Most conversations around privacy in crypto still feel detached from reality. They orbit ideals absolute anonymity, radical transparency, censorship resistance without grappling with how financial systems actually function once regulation, audits, and real counterparties enter the picture. What draws me to Dusk Network is that it doesn’t begin with ideology. It begins with friction the kind you only recognize if you’ve spent time watching how banks, exchanges, custodians, and settlement systems really behave under pressure.

In traditional finance, privacy isn’t about disappearing. It’s about containment. Sensitive information is shielded from the public eye to protect clients, prevent front-running, and reduce systemic risk, yet everything remains accessible to the right parties at the right time. Auditors can reconstruct flows. Regulators can ask questions. Nothing is invisible; it’s selectively visible. This balance between confidentiality and accountability is where most blockchains quietly break down. They either expose everything by default or hide so much that the moment oversight is required, the system collapses into off-chain workarounds. Dusk doesn’t pretend this tension can be erased. It treats it as a design constraint.

What’s striking is how deliberately unglamorous this approach is. Dusk isn’t selling total anonymity, nor is it surrendering to radical transparency. It’s normalizing the idea that transactions can be private by default while still being provable, auditable, and reconstructable when rules demand it. In crypto, that stance is almost uncomfortable. Many chains push compliance to the edges something an application, a wrapper, or a service provider deals with later. Dusk pulls that expectation into the base layer itself. That single decision quietly reshapes everything that can be built on top.

You can see this philosophy reflected in the network’s architecture. Instead of forcing every use case into one execution model, Dusk separates concerns. Settlement and consensus live at the core, while execution environments branch outward one familiar and EVM-compatible, another optimized for privacy-heavy logic. This isn’t about chasing developer hype. It’s about reducing institutional friction. Every exotic tool increases audit cost, deployment risk, and operational hesitation.
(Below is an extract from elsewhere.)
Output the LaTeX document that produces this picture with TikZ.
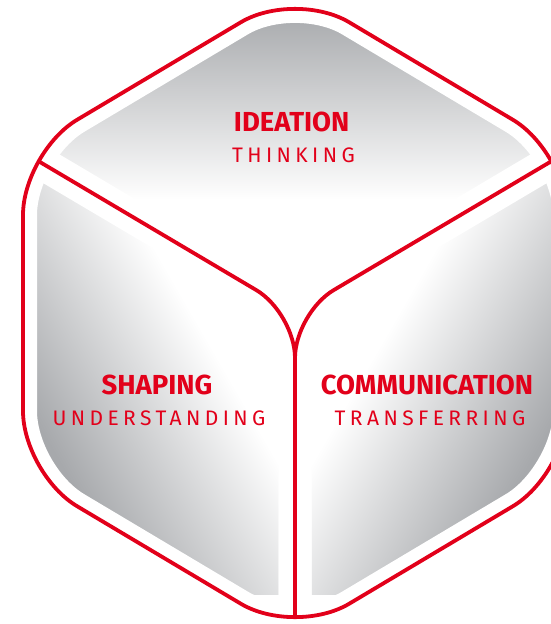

Giving institutions something recognizable on the surface, while embedding the complex privacy and compliance mechanics deeper in the stack, is a surprisingly mature choice in an industry that often confuses novelty with progress.

The token design follows the same line of thinking. DUSK isn’t positioned as a constant speculative vehicle. Its role is infrastructural staking, security, settlement. Even the gradual migration away from ERC-20 and BEP-20 representations toward native DUSK feels intentional rather than promotional. Wrapped versions still exist for liquidity and convenience, but the center of gravity is clearly the mainnet. That decision invites scrutiny around issuance, bridging, and supply integrity but scrutiny is exactly what regulated participants bring. Designing with that expectation signals confidence, not fear.

Staking on Dusk reinforces this tone. There’s a minimum stake, activation delays, and little encouragement for rapid churn. This isn’t optimized for yield tourists. It’s built for operators who treat validation as a long-term responsibility. The move toward stake abstraction hints at something deeper: staking positions that can be delegated, structured, or integrated into financial products without weakening consensus security. That’s not retail-first thinking. That’s infrastructure planning.

Ecosystem signals point in the same direction. Instead of a scattershot partnership strategy, Dusk’s relationships cluster around custody, regulated markets, tokenized assets, and compliant payment rails. These aren’t the loudest corners of crypto, but they’re the ones that endure regulatory contact. When a chain consistently invests in custody primitives and regulated settlement concepts, it’s quietly revealing who it expects to onboard and who it’s willing to wait for.

Even on the developer side, the story is consistent. Consolidating around a single modern node implementation and retiring legacy systems isn’t exciting, but it’s what serious networks do when experimentation gives way to commitment. Regular, incremental upgrades that improve stability and contract support build trust far more effectively than ambitious roadmaps. Infrastructure earns credibility slowly, through uneventful upgrades that don’t break anything.

What makes Dusk compelling isn’t that it promises to resolve the privacy debate. It accepts that privacy without accountability won’t be adopted by institutions, and transparency without discretion won’t work for real markets. Rather than papering over that contradiction, it engineers around it.

If Dusk succeeds, it probably won’t arrive as a dramatic moment. It will look boring. Transactions settling quietly. Assets moving under clear rules. Audits that work without special exceptions. Compliance checks that don’t rely on fragile off-chain gymnastics. That kind of success rarely trends, but it’s how real financial infrastructure is built.